BEGIN Task inputs
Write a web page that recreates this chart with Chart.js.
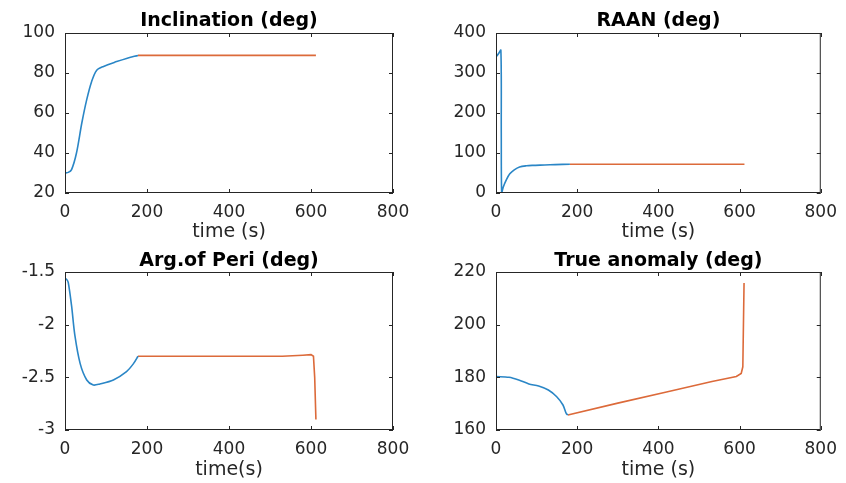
<!DOCTYPE html>
<html>
<head>
<meta charset="utf-8">
<script src="https://cdn.jsdelivr.net/npm/chart.js@4.4.1/dist/chart.umd.min.js"></script>
<style>
  html, body { margin: 0; padding: 0; background: #fff; }
  #wrap { position: relative; width: 846px; height: 483px; }
  #wrap canvas { position: absolute; left: 0; top: 0; }
</style>
</head>
<body>
<div id="wrap">
  <canvas id="c1" width="846" height="483"></canvas>
  <canvas id="c2" width="846" height="483"></canvas>
  <canvas id="c3" width="846" height="483"></canvas>
  <canvas id="c4" width="846" height="483"></canvas>
</div>
<script>
// values (time in s, angles in deg)
const xTicks = [0, 200, 400, 600, 800];

const incTimeA = [0, 8, 16, 28, 41, 53, 65, 77, 94, 126, 150, 178];
const incA = [30, 30.3, 31.7, 40, 55, 66.7, 75.8, 81.3, 83.3, 85.7, 87.3, 88.8];
const incTimeB = [178, 400, 612];
const incB = [88.8, 88.8, 88.8];

const raanTimeA = [0, 6, 12, 13, 14, 18, 26, 34, 45, 58, 75, 90, 120, 146, 182];
const raanA = [340, 348, 357, 150, 0, 15, 34, 48, 58, 65, 68, 69, 70, 71, 72];
const raanTimeB = [182, 400, 612];
const raanB = [72, 72, 72];

const argTimeA = [0, 4, 8, 16, 24, 37, 53, 69, 85, 118, 150, 167, 178];
const argA = [-1.56, -1.57, -1.6, -1.82, -2.1, -2.37, -2.525, -2.573, -2.563, -2.525, -2.446, -2.37, -2.3];
const argTimeB = [178, 400, 530, 580, 600, 606, 609, 612];
const argB = [-2.3, -2.3, -2.3, -2.29, -2.285, -2.3, -2.5, -2.9];

const trueTimeA = [0, 32, 56, 81, 105, 129, 149, 165, 173, 177];
const trueA = [180.3, 180, 179, 177.5, 176.7, 175.2, 172.7, 169.5, 166.3, 165.7];
const trueTimeB = [177, 300, 420, 532, 592, 604, 608, 611];
const trueB = [165.7, 170.2, 174.4, 178.4, 180.3, 181.5, 184, 215.8];

const BLUE = "#2a86c6";
const ORANGE = "#dc6a3a";
const INK = "#262626";

function toPoints(xs, ys) {
  return xs.map((x, i) => ({ x: x, y: ys[i] }));
}

// MATLAB style box with inward ticks on all four sides
const boxPlugin = {
  id: "box",
  afterDraw(chart) {
    const ctx = chart.ctx;
    const a = chart.chartArea;
    const xs = chart.scales.x;
    const ys = chart.scales.y;
    ctx.save();
    ctx.strokeStyle = INK;
    ctx.lineWidth = 1;
    ctx.strokeRect(a.left + 0.5, a.top + 0.5, a.right - a.left - 1, a.bottom - a.top - 1);
    ctx.beginPath();
    xs.ticks.forEach((t) => {
      const px = Math.round(xs.getPixelForValue(t.value)) + 0.5;
      ctx.moveTo(px, a.bottom);
      ctx.lineTo(px, a.bottom - 4);
      ctx.moveTo(px, a.top);
      ctx.lineTo(px, a.top + 4);
    });
    ys.ticks.forEach((t) => {
      const py = Math.round(ys.getPixelForValue(t.value)) + 0.5;
      ctx.moveTo(a.left, py);
      ctx.lineTo(a.left + 4, py);
      ctx.moveTo(a.right, py);
      ctx.lineTo(a.right - 4, py);
    });
    ctx.stroke();
    ctx.restore();
  },
};

function makeChart(id, opts) {
  const ctx = document.getElementById(id).getContext("2d");
  return new Chart(ctx, {
    type: "line",
    data: {
      datasets: [
        {
          data: toPoints(opts.tA, opts.vA),
          borderColor: BLUE,
          borderWidth: 1.6,
          pointRadius: 0,
          tension: 0.3,
        },
        {
          data: toPoints(opts.tB, opts.vB),
          borderColor: ORANGE,
          borderWidth: 1.6,
          pointRadius: 0,
          tension: 0,
        },
      ],
    },
    options: {
      responsive: false,
      animation: false,
      layout: { padding: opts.pad },
      plugins: {
        legend: { display: false },
        tooltip: { enabled: false },
        title: {
          display: true,
          text: opts.title,
          fullSize: false,
          color: "#000",
          font: { family: "DejaVu Sans", size: 19, weight: "bold", lineHeight: 1.2 },
          padding: opts.titlePad,
        },
      },
      scales: {
        x: {
          type: "linear",
          min: 0,
          max: 800,
          afterBuildTicks: (s) => { s.ticks = xTicks.map((v) => ({ value: v })); },
          afterFit: (s) => { s.height = opts.xh; },
          grid: { display: false, drawTicks: false },
          border: { display: false },
          ticks: {
            color: INK,
            padding: 9,
            font: { family: "DejaVu Sans", size: 17 },
            maxRotation: 0,
          },
          title: {
            display: true,
            text: opts.xTitle,
            color: INK,
            padding: 0,
            font: { family: "DejaVu Sans", size: 19, lineHeight: 1 },
          },
        },
        y: {
          type: "linear",
          min: opts.yMin,
          max: opts.yMax,
          afterBuildTicks: (s) => { s.ticks = opts.yTicks.map((v) => ({ value: v })); },
          afterFit: (s) => { s.width = opts.yw; },
          grid: { display: false, drawTicks: false },
          border: { display: false },
          ticks: {
            color: INK,
            padding: 10,
            font: { family: "DejaVu Sans", size: 17 },
            callback: (v) => String(v),
          },
        },
      },
    },
    plugins: [boxPlugin],
  });
}

makeChart("c1", {
  title: "Inclination (deg)", xTitle: "time (s)",
  tA: incTimeA, vA: incA, tB: incTimeB, vB: incB,
  yMin: 20, yMax: 100, yTicks: [20, 40, 60, 80, 100],
  pad: { left: 0, right: 453, top: 0, bottom: 241.5 },
  titlePad: { top: 10, bottom: 0.2 }, yw: 65, xh: 48.5,
});

makeChart("c2", {
  title: "RAAN (deg)", xTitle: "time (s)",
  tA: raanTimeA, vA: raanA, tB: raanTimeB, vB: raanB,
  yMin: 0, yMax: 400, yTicks: [0, 100, 200, 300, 400],
  pad: { left: 423, right: 19, top: 0, bottom: 241.5 },
  titlePad: { top: 10, bottom: 0.2 }, yw: 73, xh: 48.5,
});

makeChart("c3", {
  title: "Arg.of Peri (deg)", xTitle: "time(s)",
  tA: argTimeA, vA: argA, tB: argTimeB, vB: argB,
  yMin: -3, yMax: -1.5, yTicks: [-3, -2.5, -2, -1.5],
  pad: { left: 0, right: 453, top: 240, bottom: 3.5 },
  titlePad: { top: 9.2, bottom: 0 }, yw: 65, xh: 49.5,
});

makeChart("c4", {
  title: "True anomaly (deg)", xTitle: "time (s)",
  tA: trueTimeA, vA: trueA, tB: trueTimeB, vB: trueB,
  yMin: 160, yMax: 220, yTicks: [160, 180, 200, 220],
  pad: { left: 423, right: 19, top: 240, bottom: 3.5 },
  titlePad: { top: 9.2, bottom: 0 }, yw: 73, xh: 49.5,
});
</script>
</body>
</html>
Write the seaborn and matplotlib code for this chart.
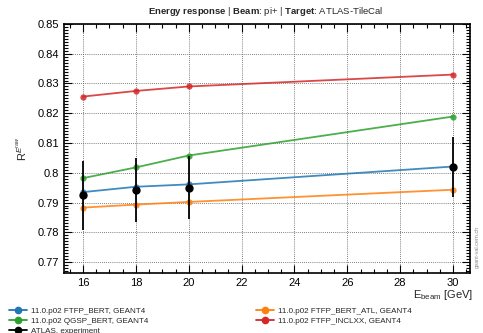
import pandas as pd
import numpy as np
import matplotlib
matplotlib.use("Agg")
import matplotlib.pyplot as plt
import seaborn as sns
from matplotlib.ticker import MultipleLocator

# data
energy = [16, 18, 20, 30]
ftfp_bert = [0.7935, 0.7953, 0.7961, 0.8021]
ftfp_bert_atl = [0.7883, 0.7893, 0.7902, 0.7943]
qgsp_bert = [0.7982, 0.8018, 0.8058, 0.8189]
ftfp_inclxx = [0.8256, 0.8275, 0.8290, 0.8330]
exp_values = [0.7924, 0.7942, 0.7949, 0.8019]
exp_errors = [0.0116, 0.0107, 0.0106, 0.0100]

labels = ["11.0.p02 FTFP_BERT, GEANT4",
          "11.0.p02 FTFP_BERT_ATL, GEANT4",
          "11.0.p02 QGSP_BERT, GEANT4",
          "11.0.p02 FTFP_INCLXX, GEANT4"]
colors = ["#1f77b4", "#ff7f0e", "#2ca02c", "#d62728"]

sns.set_style("white")
plt.rcParams['font.family'] = ['Liberation Sans', 'DejaVu Sans']
plt.rcParams['mathtext.fontset'] = 'custom'
plt.rcParams['mathtext.rm'] = 'Liberation Sans'
plt.rcParams['mathtext.it'] = 'Liberation Sans:italic'
plt.rcParams['mathtext.bf'] = 'Liberation Sans:bold'

df = pd.DataFrame({
    "energy": energy * 4,
    "response": ftfp_bert + ftfp_bert_atl + qgsp_bert + ftfp_inclxx,
    "model": [l for l in labels for _ in energy],
})

fig = plt.figure(figsize=(4.83, 3.33), dpi=100)
ax = fig.add_axes([0.1325, 0.180, 0.8405, 0.748])

sns.lineplot(data=df, x="energy", y="response", hue="model", hue_order=labels,
             palette=colors, marker="o", markersize=4.5, markeredgewidth=0,
             linewidth=1.3, alpha=0.85, ax=ax, legend=False)
ax.errorbar(energy, exp_values, yerr=exp_errors, fmt="o", color="black",
            markersize=5, elinewidth=1.3, capsize=0, zorder=5)

ax.set_xlim(15.28, 30.64)
ax.set_ylim(0.7663, 0.85)
ax.xaxis.set_major_locator(MultipleLocator(2))
ax.xaxis.set_minor_locator(MultipleLocator(0.5))
ax.yaxis.set_major_locator(MultipleLocator(0.01))
ax.yaxis.set_minor_locator(MultipleLocator(0.001))
ax.yaxis.set_major_formatter(matplotlib.ticker.FuncFormatter(lambda v, p: f"{v:g}"))
ax.tick_params(which="both", direction="in", top=True, right=True,
               bottom=True, left=True, labelsize=8, width=0.8, colors="black")
ax.tick_params(which="major", length=6)
ax.tick_params(which="minor", length=3)
ax.grid(True, which="major", linestyle=(0, (1, 1.5)), color="#555555", linewidth=0.6)
for s in ax.spines.values():
    s.set_visible(True)
    s.set_color("black")
    s.set_linewidth(1.2)

ax.set_xlabel("")
ax.set_ylabel(r"R$^{E^{raw}}$", fontsize=8, labelpad=6)
fig.text(0.98, 0.115, r"E$_{\mathrm{beam}}$ [GeV]", ha="right", va="center", fontsize=8)
fig.text(0.55, 0.965,
         r"$\mathbf{Energy\ response}$ | $\mathbf{Beam}$: pi+ | $\mathbf{Target}$: ATLAS-TileCal",
         ha="center", va="center", fontsize=6.8)
fig.text(0.988, 0.26, "geant-val.cern.ch", rotation=90, fontsize=4,
         color="#888888", ha="center", va="center")

handles = [plt.Line2D([], [], color=c, marker="o", markersize=4.5, lw=1.3)
           for c in colors]
exp_handle = plt.Line2D([], [], color="black", marker="o", markersize=4.5, lw=1.3)
order = [handles[0], handles[2], exp_handle, handles[1], handles[3]]
order_labels = [labels[0], labels[2], "ATLAS, experiment", labels[1], labels[3]]
fig.legend(order, order_labels, loc="upper left", bbox_to_anchor=(0.012, 0.086),
           ncol=2, fontsize=5.8, frameon=False, handlelength=2.2,
           columnspacing=13.4, labelspacing=0.25, borderaxespad=0, handletextpad=0.5)

fig.savefig("out.png", dpi=100)
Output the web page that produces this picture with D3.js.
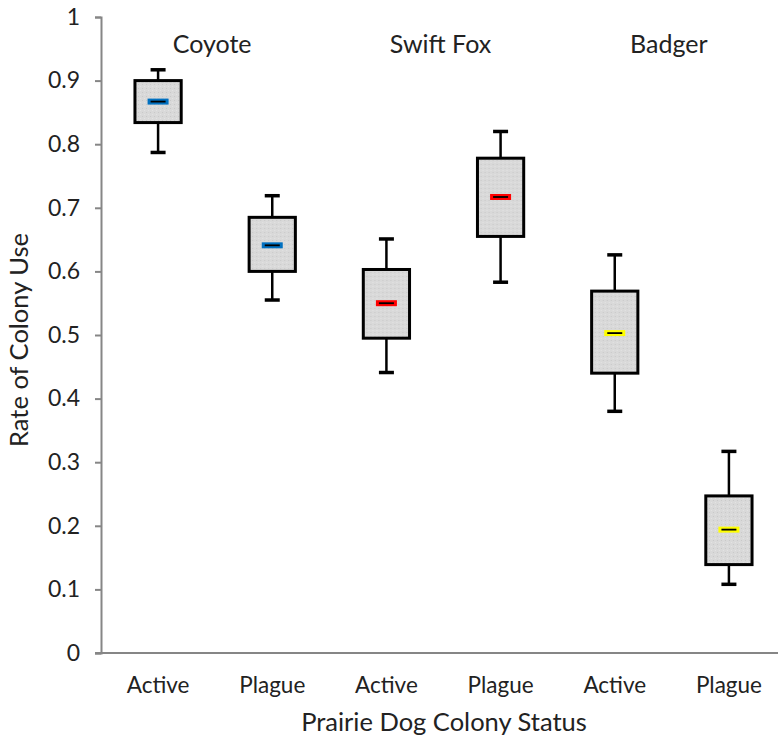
<!DOCTYPE html>
<html>
<head>
<meta charset="utf-8">
<script src="https://cdn.jsdelivr.net/npm/d3@7"></script>
<style>
  body { margin: 0; background: #fff; }
  svg text { font-family: Lato, "Open Sans", sans-serif; fill: #222; }
</style>
</head>
<body>
<div id="chart"></div>
<script>
// box plot of colony use rates by predator and prairie dog colony status
const predators = ["Coyote", "Swift Fox", "Badger"];
const statuses = ["Active", "Plague", "Active", "Plague", "Active", "Plague"];
const boxPredator = ["Coyote", "Coyote", "Swift Fox", "Swift Fox", "Badger", "Badger"];
const whiskerLow = [0.787, 0.555, 0.441, 0.583, 0.380, 0.108];
const q1Values = [0.834, 0.600, 0.495, 0.655, 0.440, 0.139];
const medianValues = [0.867, 0.641, 0.550, 0.717, 0.503, 0.194];
const q3Values = [0.900, 0.685, 0.603, 0.778, 0.569, 0.247];
const whiskerHigh = [0.917, 0.719, 0.651, 0.820, 0.626, 0.317];
const yTicks = [0, 0.1, 0.2, 0.3, 0.4, 0.5, 0.6, 0.7, 0.8, 0.9, 1];
const medianColors = { "Coyote": "#0070c0", "Swift Fox": "#ff0000", "Badger": "#ffff00" };

const width = 778, height = 744;
const margin = { top: 17, right: -8, bottom: 91, left: 101 };

const boxes = statuses.map((s, i) => ({
    id: i, status: s, predator: boxPredator[i],
    lo: whiskerLow[i], q1: q1Values[i], med: medianValues[i], q3: q3Values[i], hi: whiskerHigh[i]
}));

const svg = d3.select("#chart").append("svg")
    .attr("width", width)
    .attr("height", height);

const x = d3.scaleBand()
    .domain(boxes.map(d => d.id))
    .range([margin.left, width - margin.right])
    .paddingInner(0)
    .paddingOuter(0);

const y = d3.scaleLinear()
    .domain([0, 1])
    .range([height - margin.bottom, margin.top]);

// stipple pattern for the box fill
const defs = svg.append("defs");
const pat = defs.append("pattern")
    .attr("id", "stipple")
    .attr("width", 4).attr("height", 4)
    .attr("patternUnits", "userSpaceOnUse");
pat.append("rect").attr("width", 4).attr("height", 4).attr("fill", "#d9d9d9");
pat.append("rect").attr("x", 0).attr("y", 0).attr("width", 1).attr("height", 1).attr("fill", "#c8c8c8");
pat.append("rect").attr("x", 2).attr("y", 2).attr("width", 1).attr("height", 1).attr("fill", "#e4e4e4");

// y axis
const yAxis = svg.append("g")
    .attr("transform", `translate(${margin.left},0)`)
    .call(d3.axisLeft(y).tickValues(yTicks).tickSize(6).tickPadding(15).tickFormat(d => d3.format("~g")(d)));
yAxis.select(".domain").attr("stroke", "#868686").attr("stroke-width", 2);
yAxis.selectAll(".tick line").attr("stroke", "#868686").attr("stroke-width", 2);
yAxis.selectAll("text").style("font-size", "23px").attr("fill", "#222");

// x axis
const xAxis = svg.append("g")
    .attr("transform", `translate(0,${y(0)})`)
    .call(d3.axisBottom(x).tickSize(0).tickPadding(24).tickFormat(i => statuses[i]));
xAxis.select(".domain").attr("stroke", "#868686").attr("stroke-width", 2)
    .attr("d", `M${margin.left - 6},0H${width}`);
xAxis.selectAll("text").style("font-size", "22.5px").attr("fill", "#222");

const boxW = x.bandwidth() * 0.405;
const capW = 15;
const g = svg.append("g");

const box = g.selectAll(".box")
    .data(boxes)
    .enter().append("g")
    .attr("class", "box")
    .attr("transform", d => `translate(${x(d.id) + x.bandwidth() / 2},0)`);

// whiskers
box.append("line")
    .attr("x1", 0).attr("x2", 0)
    .attr("y1", d => y(d.hi)).attr("y2", d => y(d.q3))
    .attr("stroke", "#000").attr("stroke-width", 2.5);
box.append("line")
    .attr("x1", 0).attr("x2", 0)
    .attr("y1", d => y(d.q1)).attr("y2", d => y(d.lo))
    .attr("stroke", "#000").attr("stroke-width", 2.5);
box.append("line")
    .attr("x1", -capW / 2).attr("x2", capW / 2)
    .attr("y1", d => y(d.hi)).attr("y2", d => y(d.hi))
    .attr("stroke", "#000").attr("stroke-width", 3.5);
box.append("line")
    .attr("x1", -capW / 2).attr("x2", capW / 2)
    .attr("y1", d => y(d.lo)).attr("y2", d => y(d.lo))
    .attr("stroke", "#000").attr("stroke-width", 3.5);

// box
box.append("rect")
    .attr("x", -boxW / 2)
    .attr("width", boxW)
    .attr("y", d => y(d.q3))
    .attr("height", d => y(d.q1) - y(d.q3))
    .attr("fill", "url(#stipple)")
    .attr("stroke", "#000")
    .attr("stroke-width", 3);

// median marker
box.append("rect")
    .attr("x", -10.5).attr("width", 21)
    .attr("y", d => y(d.med) - 3).attr("height", 6)
    .attr("fill", d => medianColors[d.predator]);
box.append("line")
    .attr("x1", -7.5).attr("x2", 7.5)
    .attr("y1", d => y(d.med)).attr("y2", d => y(d.med))
    .attr("stroke", "#000").attr("stroke-width", 1.8);

// predator labels over each pair
svg.selectAll(".pred-label")
    .data(predators)
    .enter().append("text")
    .attr("class", "pred-label")
    .attr("x", p => {
        const ids = boxes.filter(b => b.predator === p).map(b => x(b.id) + x.bandwidth() / 2);
        return d3.mean(ids) - 3;
    })
    .attr("y", y(0.95) + 4)
    .attr("text-anchor", "middle")
    .style("font-size", "25px")
    .text(p => p);

// axis titles
svg.append("text")
    .attr("transform", `translate(28,340) rotate(-90)`)
    .attr("text-anchor", "middle")
    .style("font-size", "25.5px")
    .text("Rate of Colony Use");

svg.append("text")
    .attr("x", 444)
    .attr("y", 731)
    .attr("text-anchor", "middle")
    .style("font-size", "25.5px")
    .text("Prairie Dog Colony Status");
</script>
</body>
</html>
END Task inputs
_What the task asks_.
Give again, please, precisely the lines that begin the records and run through the line with "const incB = [88.8, 88.8, 88.8];" in it, keeping both end lines and dropping any pictures.

_Output_.
Write a web page that recreates this chart with Chart.js.
<!DOCTYPE html>
<html>
<head>
<meta charset="utf-8">
<script src="https://cdn.jsdelivr.net/npm/chart.js@4.4.1/dist/chart.umd.min.js"></script>
<style>
  html, body { margin: 0; padding: 0; background: #fff; }
  #wrap { position: relative; width: 846px; height: 483px; }
  #wrap canvas { position: absolute; left: 0; top: 0; }
</style>
</head>
<body>
<div id="wrap">
  <canvas id="c1" width="846" height="483"></canvas>
  <canvas id="c2" width="846" height="483"></canvas>
  <canvas id="c3" width="846" height="483"></canvas>
  <canvas id="c4" width="846" height="483"></canvas>
</div>
<script>
// values (time in s, angles in deg)
const xTicks = [0, 200, 400, 600, 800];

const incTimeA = [0, 8, 16, 28, 41, 53, 65, 77, 94, 126, 150, 178];
const incA = [30, 30.3, 31.7, 40, 55, 66.7, 75.8, 81.3, 83.3, 85.7, 87.3, 88.8];
const incTimeB = [178, 400, 612];
const incB = [88.8, 88.8, 88.8];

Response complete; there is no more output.